### BRIEF
Where a line contains the word "chart", copy that line.

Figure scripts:
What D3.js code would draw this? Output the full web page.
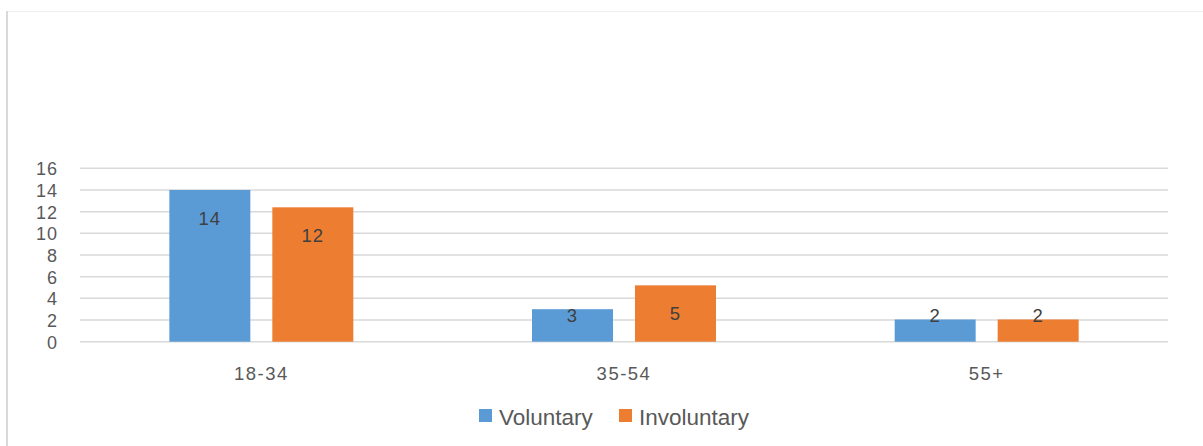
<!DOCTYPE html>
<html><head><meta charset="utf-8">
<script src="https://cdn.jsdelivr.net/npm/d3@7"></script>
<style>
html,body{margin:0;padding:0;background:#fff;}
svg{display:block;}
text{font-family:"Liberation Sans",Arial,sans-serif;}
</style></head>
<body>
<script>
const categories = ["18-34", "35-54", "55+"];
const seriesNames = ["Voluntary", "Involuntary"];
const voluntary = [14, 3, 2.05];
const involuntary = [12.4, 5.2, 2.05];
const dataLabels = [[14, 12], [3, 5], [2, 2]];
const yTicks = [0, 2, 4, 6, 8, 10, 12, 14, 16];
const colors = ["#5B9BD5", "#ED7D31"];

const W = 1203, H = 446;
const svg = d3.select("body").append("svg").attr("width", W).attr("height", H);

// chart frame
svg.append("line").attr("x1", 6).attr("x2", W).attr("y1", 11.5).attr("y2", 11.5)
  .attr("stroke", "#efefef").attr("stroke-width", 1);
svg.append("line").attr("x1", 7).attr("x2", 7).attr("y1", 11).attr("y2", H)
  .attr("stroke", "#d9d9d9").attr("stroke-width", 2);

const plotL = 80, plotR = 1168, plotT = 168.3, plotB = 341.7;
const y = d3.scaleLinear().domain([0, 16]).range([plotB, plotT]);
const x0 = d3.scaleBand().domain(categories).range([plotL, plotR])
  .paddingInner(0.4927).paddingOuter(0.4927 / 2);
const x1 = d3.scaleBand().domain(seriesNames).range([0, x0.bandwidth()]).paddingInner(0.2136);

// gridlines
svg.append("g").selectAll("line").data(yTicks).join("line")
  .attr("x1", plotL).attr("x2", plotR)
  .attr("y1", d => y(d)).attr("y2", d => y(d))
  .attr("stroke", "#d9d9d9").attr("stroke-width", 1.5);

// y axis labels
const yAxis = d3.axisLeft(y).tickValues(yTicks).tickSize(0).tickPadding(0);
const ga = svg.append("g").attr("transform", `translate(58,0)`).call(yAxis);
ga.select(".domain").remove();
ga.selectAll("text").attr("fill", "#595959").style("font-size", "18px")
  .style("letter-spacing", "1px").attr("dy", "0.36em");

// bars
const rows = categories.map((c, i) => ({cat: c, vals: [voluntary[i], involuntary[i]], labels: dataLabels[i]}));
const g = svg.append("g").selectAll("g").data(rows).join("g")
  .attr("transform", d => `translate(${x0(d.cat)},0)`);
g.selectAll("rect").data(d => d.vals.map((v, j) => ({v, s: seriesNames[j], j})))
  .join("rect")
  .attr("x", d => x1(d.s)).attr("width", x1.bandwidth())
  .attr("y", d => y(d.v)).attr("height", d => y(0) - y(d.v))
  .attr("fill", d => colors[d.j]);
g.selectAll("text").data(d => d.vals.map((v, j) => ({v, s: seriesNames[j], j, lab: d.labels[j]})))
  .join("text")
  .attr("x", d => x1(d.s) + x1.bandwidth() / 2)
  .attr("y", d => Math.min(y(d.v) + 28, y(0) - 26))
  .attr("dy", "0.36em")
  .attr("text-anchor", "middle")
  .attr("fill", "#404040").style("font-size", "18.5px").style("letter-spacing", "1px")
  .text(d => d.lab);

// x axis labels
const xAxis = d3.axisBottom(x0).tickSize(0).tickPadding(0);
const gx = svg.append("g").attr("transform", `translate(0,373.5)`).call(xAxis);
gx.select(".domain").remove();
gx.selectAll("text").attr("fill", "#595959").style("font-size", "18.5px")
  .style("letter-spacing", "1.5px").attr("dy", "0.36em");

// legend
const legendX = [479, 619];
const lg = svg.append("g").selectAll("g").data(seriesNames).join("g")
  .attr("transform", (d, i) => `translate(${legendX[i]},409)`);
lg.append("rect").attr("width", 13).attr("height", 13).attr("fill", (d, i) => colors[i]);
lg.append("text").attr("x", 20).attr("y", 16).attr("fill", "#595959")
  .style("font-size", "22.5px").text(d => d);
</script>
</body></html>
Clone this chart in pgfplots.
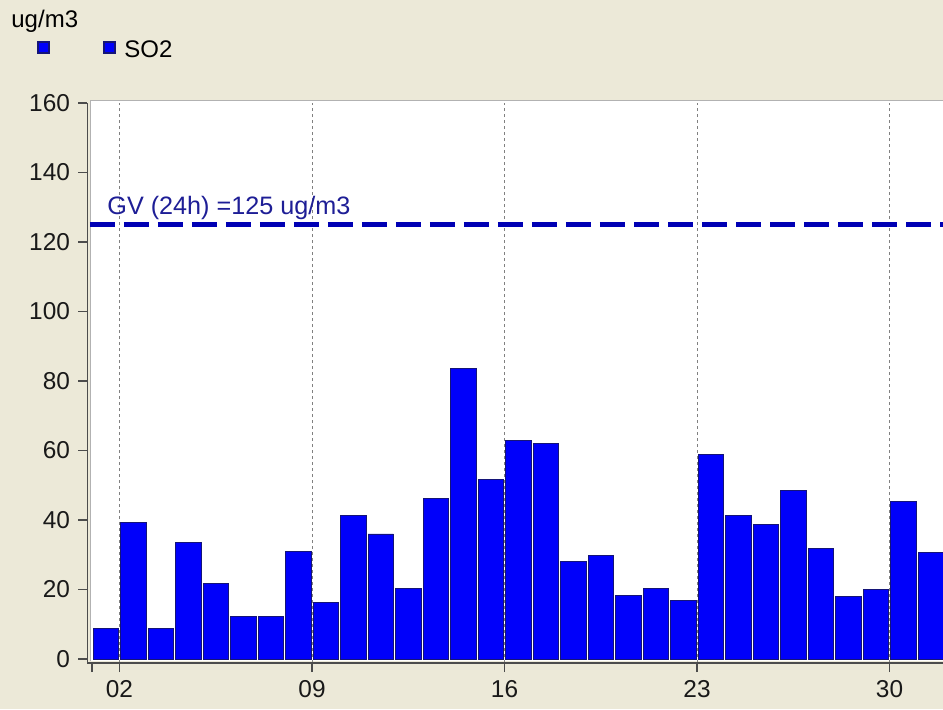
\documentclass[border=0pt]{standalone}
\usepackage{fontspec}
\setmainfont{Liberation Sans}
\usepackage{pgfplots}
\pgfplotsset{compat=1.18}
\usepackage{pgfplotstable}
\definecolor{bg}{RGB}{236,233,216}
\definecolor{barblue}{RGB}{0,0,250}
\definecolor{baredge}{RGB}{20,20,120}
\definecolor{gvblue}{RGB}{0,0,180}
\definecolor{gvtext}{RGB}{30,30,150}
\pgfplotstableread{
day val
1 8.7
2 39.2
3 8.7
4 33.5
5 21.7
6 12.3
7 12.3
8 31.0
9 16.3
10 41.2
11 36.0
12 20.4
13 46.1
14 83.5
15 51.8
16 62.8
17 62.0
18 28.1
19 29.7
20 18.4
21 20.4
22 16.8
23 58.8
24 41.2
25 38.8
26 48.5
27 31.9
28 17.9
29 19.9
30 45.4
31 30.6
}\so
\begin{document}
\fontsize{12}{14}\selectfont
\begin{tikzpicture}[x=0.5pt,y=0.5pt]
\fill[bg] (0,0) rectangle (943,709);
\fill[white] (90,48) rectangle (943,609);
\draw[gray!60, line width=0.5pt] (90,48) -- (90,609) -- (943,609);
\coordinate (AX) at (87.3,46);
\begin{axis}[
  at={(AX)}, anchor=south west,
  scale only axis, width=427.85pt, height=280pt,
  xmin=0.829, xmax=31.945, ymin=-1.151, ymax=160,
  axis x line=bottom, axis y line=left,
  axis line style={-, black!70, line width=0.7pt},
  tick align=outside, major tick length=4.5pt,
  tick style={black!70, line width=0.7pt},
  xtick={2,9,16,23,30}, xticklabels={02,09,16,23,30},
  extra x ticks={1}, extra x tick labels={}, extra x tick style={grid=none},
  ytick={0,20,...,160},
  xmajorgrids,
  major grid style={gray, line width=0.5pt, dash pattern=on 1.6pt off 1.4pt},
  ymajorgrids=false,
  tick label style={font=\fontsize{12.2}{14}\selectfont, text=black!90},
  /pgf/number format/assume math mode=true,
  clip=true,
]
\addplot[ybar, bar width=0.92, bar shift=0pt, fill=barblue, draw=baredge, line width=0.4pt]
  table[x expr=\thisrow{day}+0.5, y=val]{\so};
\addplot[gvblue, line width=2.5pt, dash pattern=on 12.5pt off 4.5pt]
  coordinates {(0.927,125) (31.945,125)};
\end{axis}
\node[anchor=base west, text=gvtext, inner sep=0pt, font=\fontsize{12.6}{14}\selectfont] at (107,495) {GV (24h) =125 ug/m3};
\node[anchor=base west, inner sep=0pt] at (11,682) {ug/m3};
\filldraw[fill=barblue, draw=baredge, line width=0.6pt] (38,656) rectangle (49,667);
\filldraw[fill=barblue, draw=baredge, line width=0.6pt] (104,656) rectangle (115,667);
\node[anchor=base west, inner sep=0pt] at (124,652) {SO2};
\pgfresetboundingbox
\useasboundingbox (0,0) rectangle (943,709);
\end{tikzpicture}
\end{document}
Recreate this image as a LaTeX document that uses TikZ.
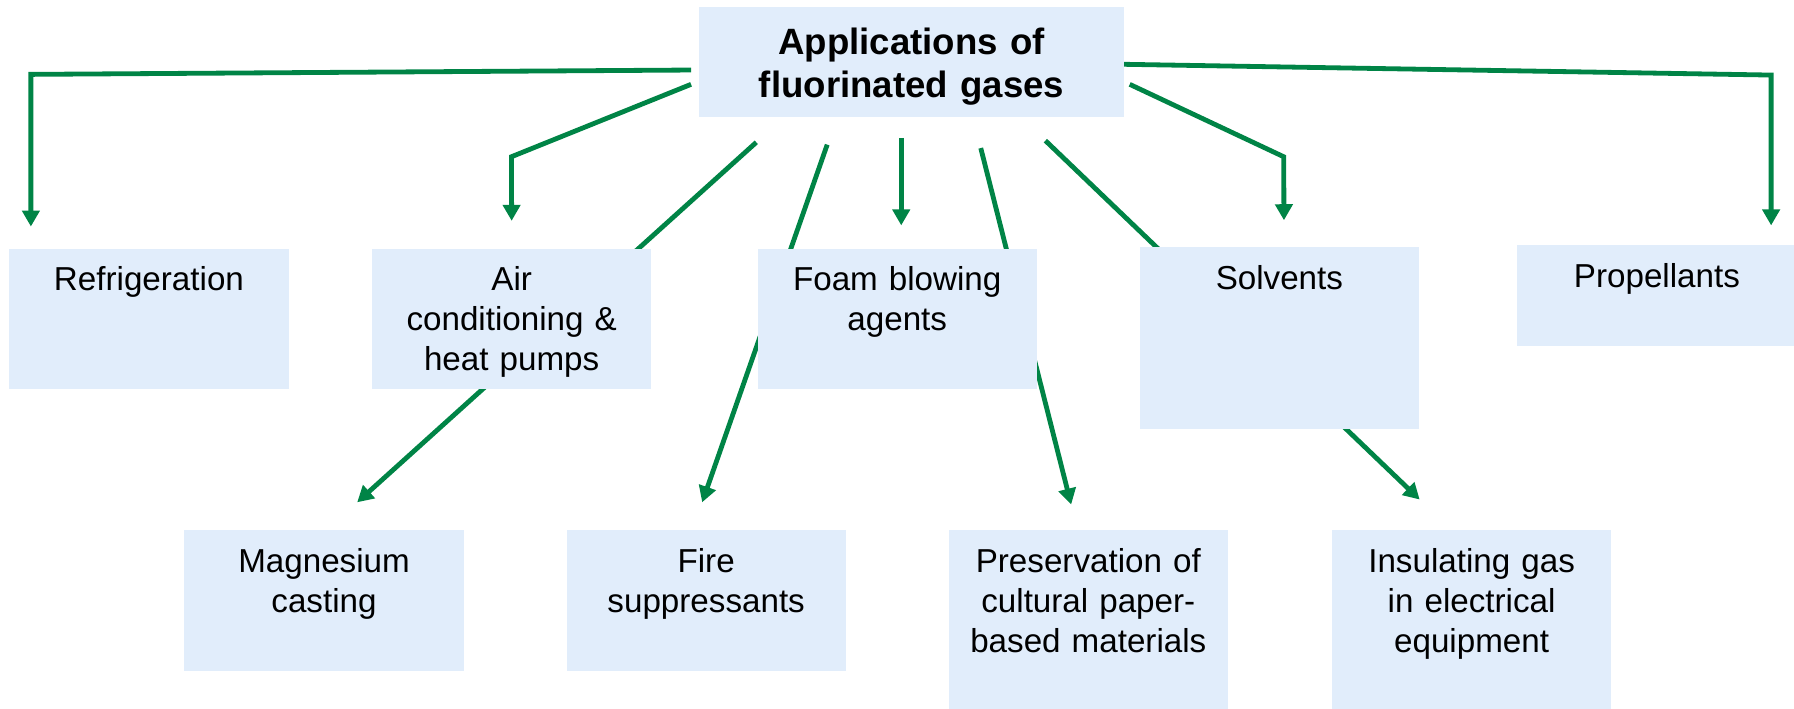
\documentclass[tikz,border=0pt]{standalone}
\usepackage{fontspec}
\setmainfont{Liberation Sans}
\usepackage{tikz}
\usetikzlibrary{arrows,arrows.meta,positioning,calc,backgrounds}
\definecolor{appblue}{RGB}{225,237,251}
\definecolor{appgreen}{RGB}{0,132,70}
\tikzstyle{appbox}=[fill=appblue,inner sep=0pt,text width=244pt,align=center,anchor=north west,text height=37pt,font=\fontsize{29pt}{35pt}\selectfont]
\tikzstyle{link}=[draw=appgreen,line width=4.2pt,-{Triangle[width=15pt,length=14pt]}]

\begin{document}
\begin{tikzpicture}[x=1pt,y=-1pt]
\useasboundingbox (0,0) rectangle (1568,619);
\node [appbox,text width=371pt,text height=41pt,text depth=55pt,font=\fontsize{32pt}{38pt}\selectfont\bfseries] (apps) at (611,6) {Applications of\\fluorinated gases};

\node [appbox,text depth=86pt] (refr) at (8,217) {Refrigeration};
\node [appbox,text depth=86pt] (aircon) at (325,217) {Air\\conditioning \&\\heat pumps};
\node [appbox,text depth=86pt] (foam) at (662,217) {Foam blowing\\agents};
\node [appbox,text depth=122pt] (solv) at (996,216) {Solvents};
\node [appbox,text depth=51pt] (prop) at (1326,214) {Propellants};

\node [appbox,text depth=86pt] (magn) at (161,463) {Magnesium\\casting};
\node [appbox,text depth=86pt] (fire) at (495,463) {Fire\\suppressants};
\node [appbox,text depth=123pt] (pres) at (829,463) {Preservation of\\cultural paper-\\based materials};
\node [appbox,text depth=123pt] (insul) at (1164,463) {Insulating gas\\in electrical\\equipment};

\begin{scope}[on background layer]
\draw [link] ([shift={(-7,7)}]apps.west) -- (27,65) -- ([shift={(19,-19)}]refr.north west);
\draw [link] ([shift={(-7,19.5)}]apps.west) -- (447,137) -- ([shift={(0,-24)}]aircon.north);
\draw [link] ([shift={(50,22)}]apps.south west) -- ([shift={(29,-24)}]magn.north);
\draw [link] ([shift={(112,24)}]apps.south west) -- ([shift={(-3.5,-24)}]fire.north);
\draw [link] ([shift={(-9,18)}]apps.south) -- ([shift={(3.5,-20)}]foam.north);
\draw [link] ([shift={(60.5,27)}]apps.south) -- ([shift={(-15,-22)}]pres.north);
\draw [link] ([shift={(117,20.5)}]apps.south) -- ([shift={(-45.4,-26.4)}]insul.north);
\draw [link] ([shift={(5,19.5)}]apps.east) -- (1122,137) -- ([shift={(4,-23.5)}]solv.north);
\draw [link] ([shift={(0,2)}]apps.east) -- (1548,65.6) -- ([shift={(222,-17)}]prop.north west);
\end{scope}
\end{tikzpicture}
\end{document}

### CORRECT OUTPUT
// chart frame
Clone this chart in pgfplots.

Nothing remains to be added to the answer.